L’œuvre de Schulz est riche en interprétations. Elle évoque la mythologie juive tout en étant imprégnée de l’atmosphère de l’entre-deux-guerres en Europe centrale, de l’héritage de l’ancienne monarchie austro-hongroise, du sentiment de fin-de-siècle et de décadence, tout cela magnifié par la magie des situations. On y découvre également cette époque à travers les yeux d’un enfant qui grandit dans une ville industrielle en pleine expansion grâce à la découverte du pétrole à proximité, une sorte de Klondike dans la Pologne de l’époque. Le capitalisme fait son entrée, et ce petit village commence à se transformer, le tout vu à travers le regard d’enfants. « Les Boutiques de cannelle » et « Le Sanatorium au croque-mort » sont des chefs-d’œuvre de cette époque.
Ce qui est le plus remarquable, c’est que lorsque vous lisez cette littérature, vous avez l’impression que Drohobycz, ce village, est un lieu magnifique, extraordinaire. Cependant, lorsque vous vous y rendez, comme je l’ai fait, vous découvrez qu’il n’a rien d’extraordinaire : c’est un village très modeste, très ordinaire. Bruno Schulz a réussi à créer un monde magique à partir de choses simples, et c’est une véritable leçon d’écriture. C’est ce que j’ai cherché à accomplir dans « Les Voleurs d’ampoule » : créer de la magie à partir des éléments les plus simples et les moins poétiques, et élever ainsi le récit au-delà de la réalité, vers une autre dimension.
Pourriez-vous nous guider dans votre bibliothèque idéale, à la fois en Pologne mais plus généralement dans la littérature européenne ?
J’ai beaucoup de sources d’inspiration et, heureusement, elles changent souvent. J’ai des inspirations qui arrivent, qui représentent du nouveau pour moi, donc des vraies inspirations – parce que si c’était toujours Bruno Schulz, ce serait un peu triste – qui me suggèrent quelque chose de nouveau, et qui, tout simplement, m’enchantent.
Il y en a beaucoup dans la littérature polonaise, et ce dès ses débuts. J’aime par exemple les poèmes de Jan Kochanowski, qui était un grand poète polonais de la Renaissance. Il est d’ailleurs un peu lié à ma fascination pour la littérature française, parce que j’aime beaucoup — je les ai même traduits — les poèmes de Joachim du Bellay, qui me paraissaient très intéressants, comme un sorte de journal en vers tenu à Rome, quand il était le secrétaire de son oncle cardinal.
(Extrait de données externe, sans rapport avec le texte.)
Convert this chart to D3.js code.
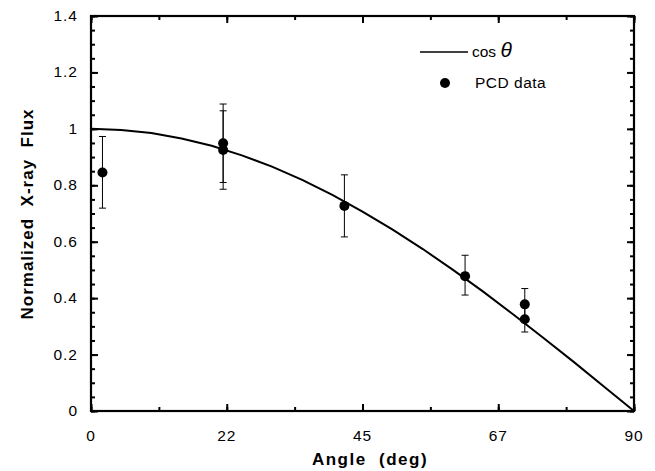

En Pologne, il y a aussi toute la littérature romantique, qui représentait pour moi une sorte d’aventure pendant mes années lycée. Et en même temps, je lisais beaucoup de poètes maudits. Les Français, bien sûr, mais aussi les Polonais, puisqu’en Pologne aussi il y a eu une génération de ce genre, mais plutôt dans les années 1960, dans un esprit révolutionnaire.
Et puis il y a la littérature qui suit Bruno Schulz, comme Debora Vogel, qui est une écrivaine yiddish de la Pologne de l’entre-deux-guerres. En général, j’aime toute la littérature qui était populaire à cette époque et qui a sauvé la Pologne du provincialisme culturel. Puis, dans la suite du XXe siècle, les Prix Nobel de littérature Wisława Szymborska et Czesław Miłosz, ou encore Witold Gombrowicz, Zbigniew Herbert ou Adam Zagajewski, Ryszard Krynicki et toute la génération polonaise des années 1970-1980, dont beaucoup sont encore mes amis.
J’ajouterais la littérature autrichienne et allemande, comme Thomas Bernhard, W.G. Sebald, Rainer Maria Rilke, Georg Trakl. Toute la littérature austro-hongroise est très importante pour moi – Joseph Roth, Robert Musil et plusieurs autres. Enfin, j’aime les écrivains russes comme Joseph Brodsky ou Ossip Mandelstam.
Aujourd’hui, j’ai beaucoup d’amis parmi les écrivains lituaniens et ukrainiens. Et il y a des auteurs comme Serhiy Jadan, Yury Andrukhovych, en Ukraine, qui sont extraordinaires, à mon avis. Perversion d’Andrukhovych est un grand roman européen.
Mais mes références changent toujours et il y a toujours du nouveau et, en même temps, je n’oublie pas les commencements : la littérature antique. Homère me fascine toujours, comme Ovide, dont l’exil à Tomes a donné son titre à un de mes essais. Mais je reste aussi toujours au plus près de la littérature la plus contemporaine, notamment en participant à des jurys de prix littéraires.
Quel est pour vous le grand récit européen qu’il faut lire absolument pour comprendre ce continent – ou continuer à ne pas le comprendre d’ailleurs ?
Il est difficile de choisir parmi tout. Disons Don Quichotte de Cervantès et Gargantua et Pantagruel de Rabelais. Plus proche de nous, j’ajouterais La vie devant soi, d’Émile Ajar.